Your objective
Quote the data below in full, minus the images.

Information supplied
------------------------------

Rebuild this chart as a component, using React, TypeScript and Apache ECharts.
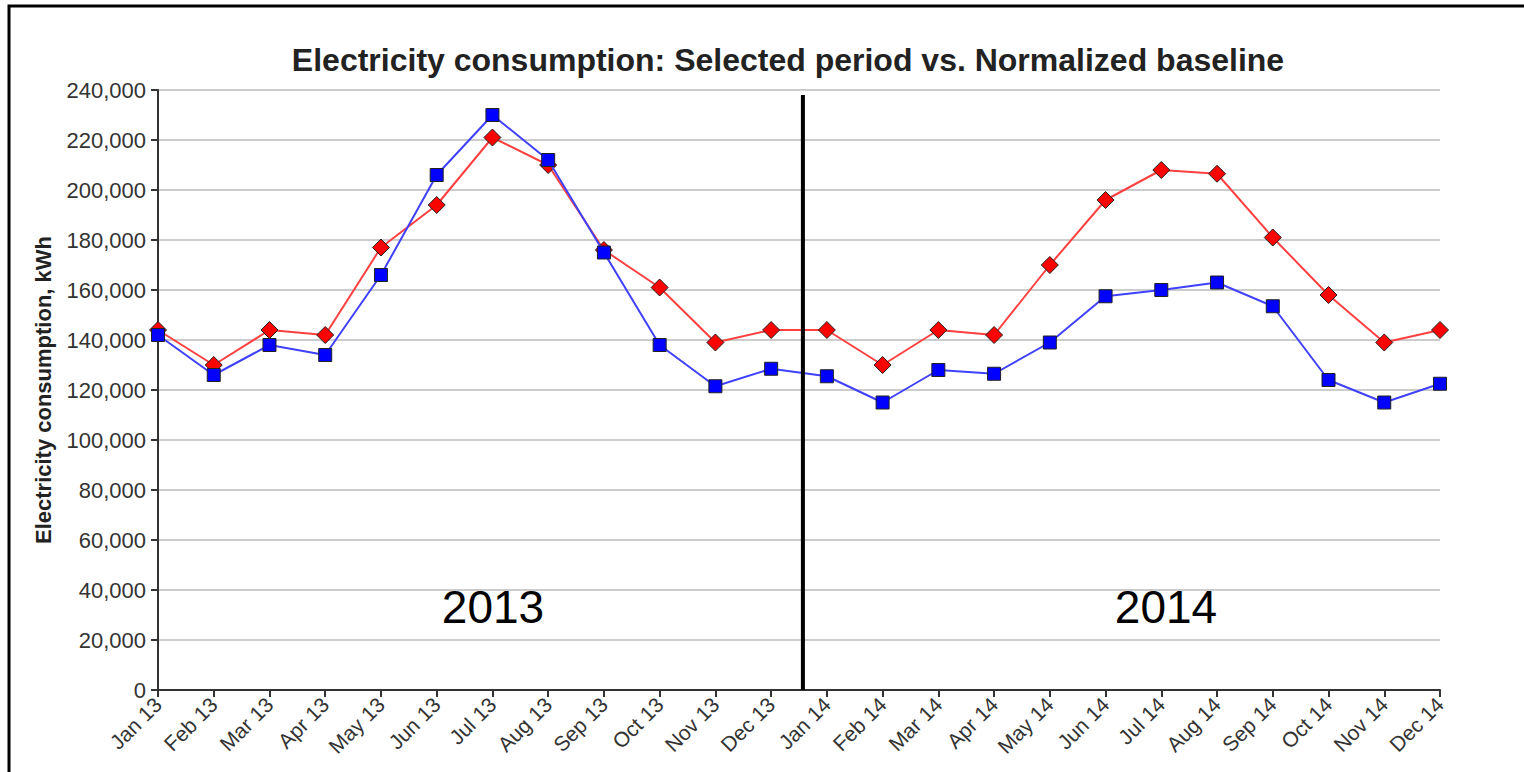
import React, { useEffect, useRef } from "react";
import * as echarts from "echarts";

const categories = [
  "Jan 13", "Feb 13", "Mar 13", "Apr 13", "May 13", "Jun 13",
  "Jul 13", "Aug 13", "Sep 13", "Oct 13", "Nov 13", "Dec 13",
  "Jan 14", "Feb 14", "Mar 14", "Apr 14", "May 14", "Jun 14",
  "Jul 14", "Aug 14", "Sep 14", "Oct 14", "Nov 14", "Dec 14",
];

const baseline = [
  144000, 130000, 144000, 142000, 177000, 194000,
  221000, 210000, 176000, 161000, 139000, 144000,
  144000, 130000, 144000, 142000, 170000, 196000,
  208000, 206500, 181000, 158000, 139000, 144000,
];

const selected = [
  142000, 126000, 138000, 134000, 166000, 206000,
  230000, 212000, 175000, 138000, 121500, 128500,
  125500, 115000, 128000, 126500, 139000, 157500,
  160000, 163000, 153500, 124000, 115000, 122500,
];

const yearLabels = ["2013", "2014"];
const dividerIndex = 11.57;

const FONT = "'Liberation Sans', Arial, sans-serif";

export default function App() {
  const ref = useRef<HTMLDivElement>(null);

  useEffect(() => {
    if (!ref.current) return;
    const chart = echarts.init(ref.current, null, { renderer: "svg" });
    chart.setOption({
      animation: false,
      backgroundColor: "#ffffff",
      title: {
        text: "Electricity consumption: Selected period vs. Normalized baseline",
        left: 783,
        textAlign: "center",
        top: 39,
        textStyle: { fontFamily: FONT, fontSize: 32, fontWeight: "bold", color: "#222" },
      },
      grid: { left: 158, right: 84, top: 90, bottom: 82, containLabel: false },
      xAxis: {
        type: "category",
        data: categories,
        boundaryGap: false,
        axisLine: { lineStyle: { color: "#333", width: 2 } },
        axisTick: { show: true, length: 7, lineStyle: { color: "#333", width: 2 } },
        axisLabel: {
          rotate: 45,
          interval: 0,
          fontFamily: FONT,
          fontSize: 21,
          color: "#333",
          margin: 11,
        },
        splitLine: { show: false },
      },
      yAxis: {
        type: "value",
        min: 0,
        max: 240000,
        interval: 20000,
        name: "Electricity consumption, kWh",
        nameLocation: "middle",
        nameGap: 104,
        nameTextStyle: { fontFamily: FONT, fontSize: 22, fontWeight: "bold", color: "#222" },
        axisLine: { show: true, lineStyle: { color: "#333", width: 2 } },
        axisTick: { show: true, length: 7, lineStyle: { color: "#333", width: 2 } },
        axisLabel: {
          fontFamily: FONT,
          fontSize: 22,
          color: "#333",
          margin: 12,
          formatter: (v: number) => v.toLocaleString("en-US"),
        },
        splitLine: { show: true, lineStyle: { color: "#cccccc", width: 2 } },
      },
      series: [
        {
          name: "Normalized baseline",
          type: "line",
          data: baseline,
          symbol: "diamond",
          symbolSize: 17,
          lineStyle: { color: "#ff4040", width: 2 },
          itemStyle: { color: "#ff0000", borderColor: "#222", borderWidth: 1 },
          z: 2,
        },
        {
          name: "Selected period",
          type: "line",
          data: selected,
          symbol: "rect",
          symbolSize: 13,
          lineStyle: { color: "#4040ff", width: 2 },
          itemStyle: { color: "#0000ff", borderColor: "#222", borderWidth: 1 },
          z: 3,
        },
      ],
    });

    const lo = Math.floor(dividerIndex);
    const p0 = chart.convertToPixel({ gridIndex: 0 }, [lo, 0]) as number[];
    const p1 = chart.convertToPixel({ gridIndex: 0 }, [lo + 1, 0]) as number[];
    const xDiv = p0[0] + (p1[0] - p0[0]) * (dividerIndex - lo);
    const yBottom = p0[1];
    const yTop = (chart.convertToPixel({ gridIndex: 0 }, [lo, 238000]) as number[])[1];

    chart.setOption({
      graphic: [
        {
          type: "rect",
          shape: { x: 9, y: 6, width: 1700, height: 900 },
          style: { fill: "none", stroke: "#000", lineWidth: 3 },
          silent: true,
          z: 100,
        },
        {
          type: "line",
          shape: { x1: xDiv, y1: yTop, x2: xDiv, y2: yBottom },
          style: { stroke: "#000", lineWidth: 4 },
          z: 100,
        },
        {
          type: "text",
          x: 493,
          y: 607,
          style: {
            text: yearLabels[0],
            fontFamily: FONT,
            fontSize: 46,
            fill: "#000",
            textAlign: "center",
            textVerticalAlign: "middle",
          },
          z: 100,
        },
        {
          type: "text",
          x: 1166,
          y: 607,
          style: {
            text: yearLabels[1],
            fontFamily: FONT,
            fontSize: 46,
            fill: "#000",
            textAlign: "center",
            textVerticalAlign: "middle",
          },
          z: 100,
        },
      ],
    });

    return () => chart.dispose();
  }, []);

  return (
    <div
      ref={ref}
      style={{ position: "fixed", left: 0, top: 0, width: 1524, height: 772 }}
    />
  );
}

------------------------------

Solution
Rebuild this chart as a component, using React, TypeScript and Apache ECharts.
import React, { useEffect, useRef } from "react";
import * as echarts from "echarts";

const categories = [
  "Jan 13", "Feb 13", "Mar 13", "Apr 13", "May 13", "Jun 13",
  "Jul 13", "Aug 13", "Sep 13", "Oct 13", "Nov 13", "Dec 13",
  "Jan 14", "Feb 14", "Mar 14", "Apr 14", "May 14", "Jun 14",
  "Jul 14", "Aug 14", "Sep 14", "Oct 14", "Nov 14", "Dec 14",
];

const baseline = [
  144000, 130000, 144000, 142000, 177000, 194000,
  221000, 210000, 176000, 161000, 139000, 144000,
  144000, 130000, 144000, 142000, 170000, 196000,
  208000, 206500, 181000, 158000, 139000, 144000,
];

const selected = [
  142000, 126000, 138000, 134000, 166000, 206000,
  230000, 212000, 175000, 138000, 121500, 128500,
  125500, 115000, 128000, 126500, 139000, 157500,
  160000, 163000, 153500, 124000, 115000, 122500,
];

const yearLabels = ["2013", "2014"];
const dividerIndex = 11.57;

const FONT = "'Liberation Sans', Arial, sans-serif";

export default function App() {
  const ref = useRef<HTMLDivElement>(null);

  useEffect(() => {
    if (!ref.current) return;
    const chart = echarts.init(ref.current, null, { renderer: "svg" });
    chart.setOption({
      animation: false,
      backgroundColor: "#ffffff",
      title: {
        text: "Electricity consumption: Selected period vs. Normalized baseline",
        left: 783,
        textAlign: "center",
        top: 39,
        textStyle: { fontFamily: FONT, fontSize: 32, fontWeight: "bold", color: "#222" },
      },
      grid: { left: 158, right: 84, top: 90, bottom: 82, containLabel: false },
      xAxis: {
        type: "category",
        data: categories,
        boundaryGap: false,
        axisLine: { lineStyle: { color: "#333", width: 2 } },
        axisTick: { show: true, length: 7, lineStyle: { color: "#333", width: 2 } },
        axisLabel: {
          rotate: 45,
          interval: 0,
          fontFamily: FONT,
          fontSize: 21,
          color: "#333",
          margin: 11,
        },
        splitLine: { show: false },
      },
      yAxis: {
        type: "value",
        min: 0,
        max: 240000,
        interval: 20000,
        name: "Electricity consumption, kWh",
        nameLocation: "middle",
        nameGap: 104,
        nameTextStyle: { fontFamily: FONT, fontSize: 22, fontWeight: "bold", color: "#222" },
        axisLine: { show: true, lineStyle: { color: "#333", width: 2 } },
        axisTick: { show: true, length: 7, lineStyle: { color: "#333", width: 2 } },
        axisLabel: {
          fontFamily: FONT,
          fontSize: 22,
          color: "#333",
          margin: 12,
          formatter: (v: number) => v.toLocaleString("en-US"),
        },
        splitLine: { show: true, lineStyle: { color: "#cccccc", width: 2 } },
      },
      series: [
        {
          name: "Normalized baseline",
          type: "line",
          data: baseline,
          symbol: "diamond",
          symbolSize: 17,
          lineStyle: { color: "#ff4040", width: 2 },
          itemStyle: { color: "#ff0000", borderColor: "#222", borderWidth: 1 },
          z: 2,
        },
        {
          name: "Selected period",
          type: "line",
          data: selected,
          symbol: "rect",
          symbolSize: 13,
          lineStyle: { color: "#4040ff", width: 2 },
          itemStyle: { color: "#0000ff", borderColor: "#222", borderWidth: 1 },
          z: 3,
        },
      ],
    });

    const lo = Math.floor(dividerIndex);
    const p0 = chart.convertToPixel({ gridIndex: 0 }, [lo, 0]) as number[];
    const p1 = chart.convertToPixel({ gridIndex: 0 }, [lo + 1, 0]) as number[];
    const xDiv = p0[0] + (p1[0] - p0[0]) * (dividerIndex - lo);
    const yBottom = p0[1];
    const yTop = (chart.convertToPixel({ gridIndex: 0 }, [lo, 238000]) as number[])[1];

    chart.setOption({
      graphic: [
        {
          type: "rect",
          shape: { x: 9, y: 6, width: 1700, height: 900 },
          style: { fill: "none", stroke: "#000", lineWidth: 3 },
          silent: true,
          z: 100,
        },
        {
          type: "line",
          shape: { x1: xDiv, y1: yTop, x2: xDiv, y2: yBottom },
          style: { stroke: "#000", lineWidth: 4 },
          z: 100,
        },
        {
          type: "text",
          x: 493,
          y: 607,
          style: {
            text: yearLabels[0],
            fontFamily: FONT,
            fontSize: 46,
            fill: "#000",
            textAlign: "center",
            textVerticalAlign: "middle",
          },
          z: 100,
        },
        {
          type: "text",
          x: 1166,
          y: 607,
          style: {
            text: yearLabels[1],
            fontFamily: FONT,
            fontSize: 46,
            fill: "#000",
            textAlign: "center",
            textVerticalAlign: "middle",
          },
          z: 100,
        },
      ],
    });

    return () => chart.dispose();
  }, []);

  return (
    <div
      ref={ref}
      style={{ position: "fixed", left: 0, top: 0, width: 1524, height: 772 }}
    />
  );
}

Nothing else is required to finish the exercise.